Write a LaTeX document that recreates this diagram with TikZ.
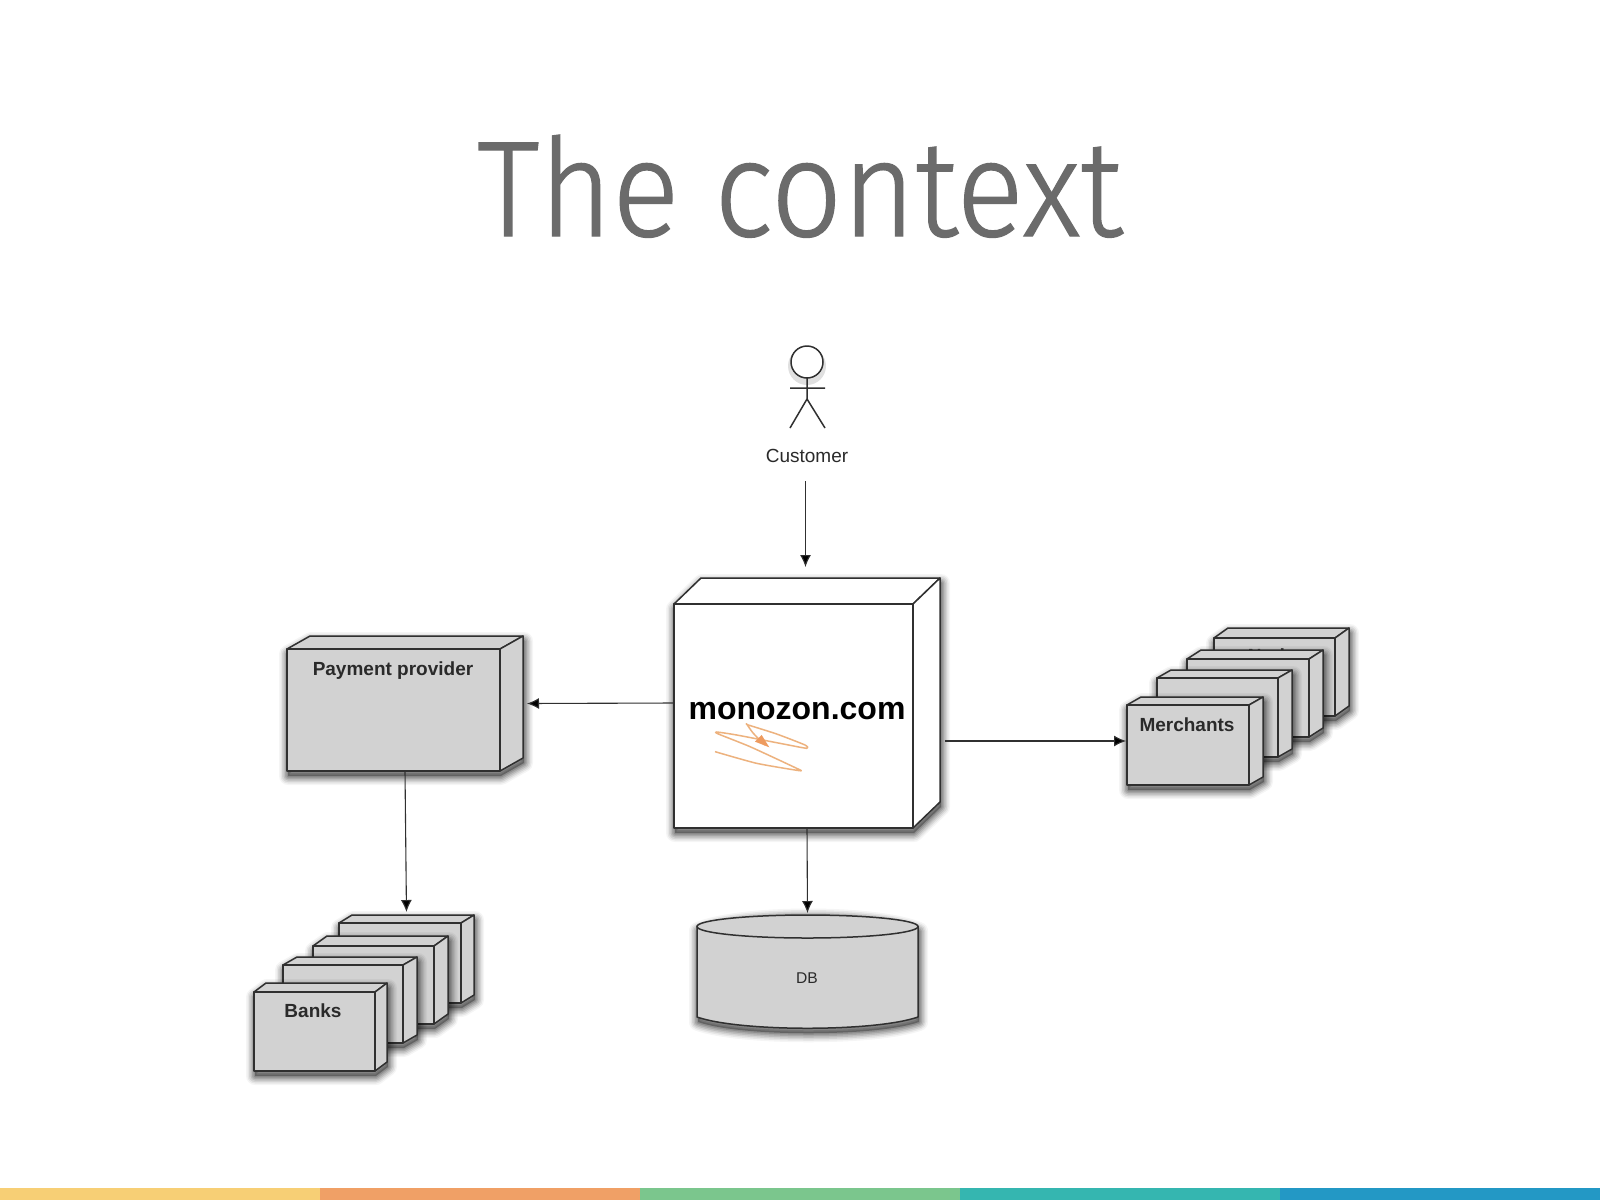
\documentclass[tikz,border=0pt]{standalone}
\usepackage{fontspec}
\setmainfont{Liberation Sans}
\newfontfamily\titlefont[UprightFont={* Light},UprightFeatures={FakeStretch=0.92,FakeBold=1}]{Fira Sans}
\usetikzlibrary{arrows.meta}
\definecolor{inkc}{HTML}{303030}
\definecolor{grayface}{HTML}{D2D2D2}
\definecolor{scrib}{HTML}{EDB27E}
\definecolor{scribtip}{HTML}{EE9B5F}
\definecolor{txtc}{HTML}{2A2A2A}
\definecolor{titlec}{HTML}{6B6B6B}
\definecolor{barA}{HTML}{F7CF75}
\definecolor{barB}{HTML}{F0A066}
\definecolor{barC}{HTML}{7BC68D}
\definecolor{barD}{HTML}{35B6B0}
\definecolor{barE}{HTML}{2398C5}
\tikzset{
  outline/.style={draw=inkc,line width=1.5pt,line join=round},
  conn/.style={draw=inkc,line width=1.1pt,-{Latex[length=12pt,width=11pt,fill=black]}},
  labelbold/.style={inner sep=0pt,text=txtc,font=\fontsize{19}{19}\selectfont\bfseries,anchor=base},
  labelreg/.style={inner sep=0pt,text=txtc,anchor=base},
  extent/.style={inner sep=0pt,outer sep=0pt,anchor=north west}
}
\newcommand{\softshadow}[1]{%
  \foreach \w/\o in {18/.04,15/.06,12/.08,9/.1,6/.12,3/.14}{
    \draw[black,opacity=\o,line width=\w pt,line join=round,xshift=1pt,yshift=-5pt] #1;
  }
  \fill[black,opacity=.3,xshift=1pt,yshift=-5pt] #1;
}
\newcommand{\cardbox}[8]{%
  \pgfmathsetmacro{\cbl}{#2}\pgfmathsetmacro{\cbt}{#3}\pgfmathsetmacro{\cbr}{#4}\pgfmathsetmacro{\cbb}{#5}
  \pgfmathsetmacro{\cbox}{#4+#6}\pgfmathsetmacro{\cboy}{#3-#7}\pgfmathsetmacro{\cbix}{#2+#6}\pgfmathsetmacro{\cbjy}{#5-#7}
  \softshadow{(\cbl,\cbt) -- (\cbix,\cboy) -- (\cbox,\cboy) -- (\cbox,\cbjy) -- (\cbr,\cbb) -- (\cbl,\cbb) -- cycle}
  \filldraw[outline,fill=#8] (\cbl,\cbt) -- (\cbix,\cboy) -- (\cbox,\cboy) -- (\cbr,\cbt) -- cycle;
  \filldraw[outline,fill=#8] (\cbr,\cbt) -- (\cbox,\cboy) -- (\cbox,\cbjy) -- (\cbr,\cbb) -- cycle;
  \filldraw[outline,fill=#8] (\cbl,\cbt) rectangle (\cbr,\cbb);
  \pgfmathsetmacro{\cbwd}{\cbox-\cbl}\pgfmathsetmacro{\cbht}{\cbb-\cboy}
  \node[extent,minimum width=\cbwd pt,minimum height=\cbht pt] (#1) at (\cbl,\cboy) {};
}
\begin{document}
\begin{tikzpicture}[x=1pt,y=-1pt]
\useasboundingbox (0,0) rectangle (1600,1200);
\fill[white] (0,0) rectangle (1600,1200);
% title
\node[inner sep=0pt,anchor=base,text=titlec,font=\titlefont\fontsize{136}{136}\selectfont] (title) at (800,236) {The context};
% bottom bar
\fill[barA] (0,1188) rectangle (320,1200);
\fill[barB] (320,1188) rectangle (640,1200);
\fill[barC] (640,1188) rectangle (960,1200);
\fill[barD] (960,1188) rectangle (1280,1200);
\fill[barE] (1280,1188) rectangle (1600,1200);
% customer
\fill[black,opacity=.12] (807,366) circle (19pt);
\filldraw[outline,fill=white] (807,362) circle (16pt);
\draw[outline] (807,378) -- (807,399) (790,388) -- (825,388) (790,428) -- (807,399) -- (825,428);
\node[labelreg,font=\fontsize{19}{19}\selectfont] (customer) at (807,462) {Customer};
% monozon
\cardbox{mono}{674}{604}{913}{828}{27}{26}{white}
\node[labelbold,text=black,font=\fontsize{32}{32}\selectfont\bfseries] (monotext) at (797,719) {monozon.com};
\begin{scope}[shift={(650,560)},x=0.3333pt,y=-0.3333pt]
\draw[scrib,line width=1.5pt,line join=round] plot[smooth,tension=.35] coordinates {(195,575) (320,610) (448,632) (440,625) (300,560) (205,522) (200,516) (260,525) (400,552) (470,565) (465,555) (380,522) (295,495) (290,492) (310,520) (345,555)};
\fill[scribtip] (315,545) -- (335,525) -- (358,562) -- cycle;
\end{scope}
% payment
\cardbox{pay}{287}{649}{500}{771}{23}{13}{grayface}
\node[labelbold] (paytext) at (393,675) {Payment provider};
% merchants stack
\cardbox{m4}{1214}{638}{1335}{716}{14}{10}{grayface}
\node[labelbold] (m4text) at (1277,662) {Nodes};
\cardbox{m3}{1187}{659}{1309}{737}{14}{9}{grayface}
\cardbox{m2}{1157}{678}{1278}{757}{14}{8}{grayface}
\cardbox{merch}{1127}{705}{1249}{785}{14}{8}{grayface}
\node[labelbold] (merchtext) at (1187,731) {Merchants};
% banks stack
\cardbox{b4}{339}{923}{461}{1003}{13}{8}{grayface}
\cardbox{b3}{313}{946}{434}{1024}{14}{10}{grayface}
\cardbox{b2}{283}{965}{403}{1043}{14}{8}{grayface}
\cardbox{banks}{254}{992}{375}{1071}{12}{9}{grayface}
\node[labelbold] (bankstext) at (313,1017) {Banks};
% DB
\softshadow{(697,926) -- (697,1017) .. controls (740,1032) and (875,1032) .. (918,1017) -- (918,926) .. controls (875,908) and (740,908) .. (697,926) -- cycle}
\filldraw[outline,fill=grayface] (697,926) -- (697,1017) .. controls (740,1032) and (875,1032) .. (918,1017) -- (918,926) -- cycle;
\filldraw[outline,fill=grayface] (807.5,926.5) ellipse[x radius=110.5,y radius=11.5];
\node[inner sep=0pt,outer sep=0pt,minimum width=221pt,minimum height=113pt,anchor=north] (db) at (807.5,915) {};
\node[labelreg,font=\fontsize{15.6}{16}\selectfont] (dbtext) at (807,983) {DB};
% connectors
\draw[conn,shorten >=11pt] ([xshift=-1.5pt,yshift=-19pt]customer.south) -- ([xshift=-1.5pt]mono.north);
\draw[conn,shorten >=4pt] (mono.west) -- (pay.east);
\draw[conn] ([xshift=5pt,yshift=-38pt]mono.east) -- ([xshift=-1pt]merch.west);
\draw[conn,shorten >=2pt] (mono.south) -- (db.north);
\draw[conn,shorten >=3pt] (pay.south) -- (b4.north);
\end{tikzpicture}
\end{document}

· · · · ·

> _DO THIS_
All of the material above needs to be restated exactly, with no pictures.

> _COMPLETE OUTPUT_
Write a LaTeX document that recreates this diagram with TikZ.
\documentclass[tikz,border=0pt]{standalone}
\usepackage{fontspec}
\setmainfont{Liberation Sans}
\newfontfamily\titlefont[UprightFont={* Light},UprightFeatures={FakeStretch=0.92,FakeBold=1}]{Fira Sans}
\usetikzlibrary{arrows.meta}
\definecolor{inkc}{HTML}{303030}
\definecolor{grayface}{HTML}{D2D2D2}
\definecolor{scrib}{HTML}{EDB27E}
\definecolor{scribtip}{HTML}{EE9B5F}
\definecolor{txtc}{HTML}{2A2A2A}
\definecolor{titlec}{HTML}{6B6B6B}
\definecolor{barA}{HTML}{F7CF75}
\definecolor{barB}{HTML}{F0A066}
\definecolor{barC}{HTML}{7BC68D}
\definecolor{barD}{HTML}{35B6B0}
\definecolor{barE}{HTML}{2398C5}
\tikzset{
  outline/.style={draw=inkc,line width=1.5pt,line join=round},
  conn/.style={draw=inkc,line width=1.1pt,-{Latex[length=12pt,width=11pt,fill=black]}},
  labelbold/.style={inner sep=0pt,text=txtc,font=\fontsize{19}{19}\selectfont\bfseries,anchor=base},
  labelreg/.style={inner sep=0pt,text=txtc,anchor=base},
  extent/.style={inner sep=0pt,outer sep=0pt,anchor=north west}
}
\newcommand{\softshadow}[1]{%
  \foreach \w/\o in {18/.04,15/.06,12/.08,9/.1,6/.12,3/.14}{
    \draw[black,opacity=\o,line width=\w pt,line join=round,xshift=1pt,yshift=-5pt] #1;
  }
  \fill[black,opacity=.3,xshift=1pt,yshift=-5pt] #1;
}
\newcommand{\cardbox}[8]{%
  \pgfmathsetmacro{\cbl}{#2}\pgfmathsetmacro{\cbt}{#3}\pgfmathsetmacro{\cbr}{#4}\pgfmathsetmacro{\cbb}{#5}
  \pgfmathsetmacro{\cbox}{#4+#6}\pgfmathsetmacro{\cboy}{#3-#7}\pgfmathsetmacro{\cbix}{#2+#6}\pgfmathsetmacro{\cbjy}{#5-#7}
  \softshadow{(\cbl,\cbt) -- (\cbix,\cboy) -- (\cbox,\cboy) -- (\cbox,\cbjy) -- (\cbr,\cbb) -- (\cbl,\cbb) -- cycle}
  \filldraw[outline,fill=#8] (\cbl,\cbt) -- (\cbix,\cboy) -- (\cbox,\cboy) -- (\cbr,\cbt) -- cycle;
  \filldraw[outline,fill=#8] (\cbr,\cbt) -- (\cbox,\cboy) -- (\cbox,\cbjy) -- (\cbr,\cbb) -- cycle;
  \filldraw[outline,fill=#8] (\cbl,\cbt) rectangle (\cbr,\cbb);
  \pgfmathsetmacro{\cbwd}{\cbox-\cbl}\pgfmathsetmacro{\cbht}{\cbb-\cboy}
  \node[extent,minimum width=\cbwd pt,minimum height=\cbht pt] (#1) at (\cbl,\cboy) {};
}
\begin{document}
\begin{tikzpicture}[x=1pt,y=-1pt]
\useasboundingbox (0,0) rectangle (1600,1200);
\fill[white] (0,0) rectangle (1600,1200);
% title
\node[inner sep=0pt,anchor=base,text=titlec,font=\titlefont\fontsize{136}{136}\selectfont] (title) at (800,236) {The context};
% bottom bar
\fill[barA] (0,1188) rectangle (320,1200);
\fill[barB] (320,1188) rectangle (640,1200);
\fill[barC] (640,1188) rectangle (960,1200);
\fill[barD] (960,1188) rectangle (1280,1200);
\fill[barE] (1280,1188) rectangle (1600,1200);
% customer
\fill[black,opacity=.12] (807,366) circle (19pt);
\filldraw[outline,fill=white] (807,362) circle (16pt);
\draw[outline] (807,378) -- (807,399) (790,388) -- (825,388) (790,428) -- (807,399) -- (825,428);
\node[labelreg,font=\fontsize{19}{19}\selectfont] (customer) at (807,462) {Customer};
% monozon
\cardbox{mono}{674}{604}{913}{828}{27}{26}{white}
\node[labelbold,text=black,font=\fontsize{32}{32}\selectfont\bfseries] (monotext) at (797,719) {monozon.com};
\begin{scope}[shift={(650,560)},x=0.3333pt,y=-0.3333pt]
\draw[scrib,line width=1.5pt,line join=round] plot[smooth,tension=.35] coordinates {(195,575) (320,610) (448,632) (440,625) (300,560) (205,522) (200,516) (260,525) (400,552) (470,565) (465,555) (380,522) (295,495) (290,492) (310,520) (345,555)};
\fill[scribtip] (315,545) -- (335,525) -- (358,562) -- cycle;
\end{scope}
% payment
\cardbox{pay}{287}{649}{500}{771}{23}{13}{grayface}
\node[labelbold] (paytext) at (393,675) {Payment provider};
% merchants stack
\cardbox{m4}{1214}{638}{1335}{716}{14}{10}{grayface}
\node[labelbold] (m4text) at (1277,662) {Nodes};
\cardbox{m3}{1187}{659}{1309}{737}{14}{9}{grayface}
\cardbox{m2}{1157}{678}{1278}{757}{14}{8}{grayface}
\cardbox{merch}{1127}{705}{1249}{785}{14}{8}{grayface}
\node[labelbold] (merchtext) at (1187,731) {Merchants};
% banks stack
\cardbox{b4}{339}{923}{461}{1003}{13}{8}{grayface}
\cardbox{b3}{313}{946}{434}{1024}{14}{10}{grayface}
\cardbox{b2}{283}{965}{403}{1043}{14}{8}{grayface}
\cardbox{banks}{254}{992}{375}{1071}{12}{9}{grayface}
\node[labelbold] (bankstext) at (313,1017) {Banks};
% DB
\softshadow{(697,926) -- (697,1017) .. controls (740,1032) and (875,1032) .. (918,1017) -- (918,926) .. controls (875,908) and (740,908) .. (697,926) -- cycle}
\filldraw[outline,fill=grayface] (697,926) -- (697,1017) .. controls (740,1032) and (875,1032) .. (918,1017) -- (918,926) -- cycle;
\filldraw[outline,fill=grayface] (807.5,926.5) ellipse[x radius=110.5,y radius=11.5];
\node[inner sep=0pt,outer sep=0pt,minimum width=221pt,minimum height=113pt,anchor=north] (db) at (807.5,915) {};
\node[labelreg,font=\fontsize{15.6}{16}\selectfont] (dbtext) at (807,983) {DB};
% connectors
\draw[conn,shorten >=11pt] ([xshift=-1.5pt,yshift=-19pt]customer.south) -- ([xshift=-1.5pt]mono.north);
\draw[conn,shorten >=4pt] (mono.west) -- (pay.east);
\draw[conn] ([xshift=5pt,yshift=-38pt]mono.east) -- ([xshift=-1pt]merch.west);
\draw[conn,shorten >=2pt] (mono.south) -- (db.north);
\draw[conn,shorten >=3pt] (pay.south) -- (b4.north);
\end{tikzpicture}
\end{document}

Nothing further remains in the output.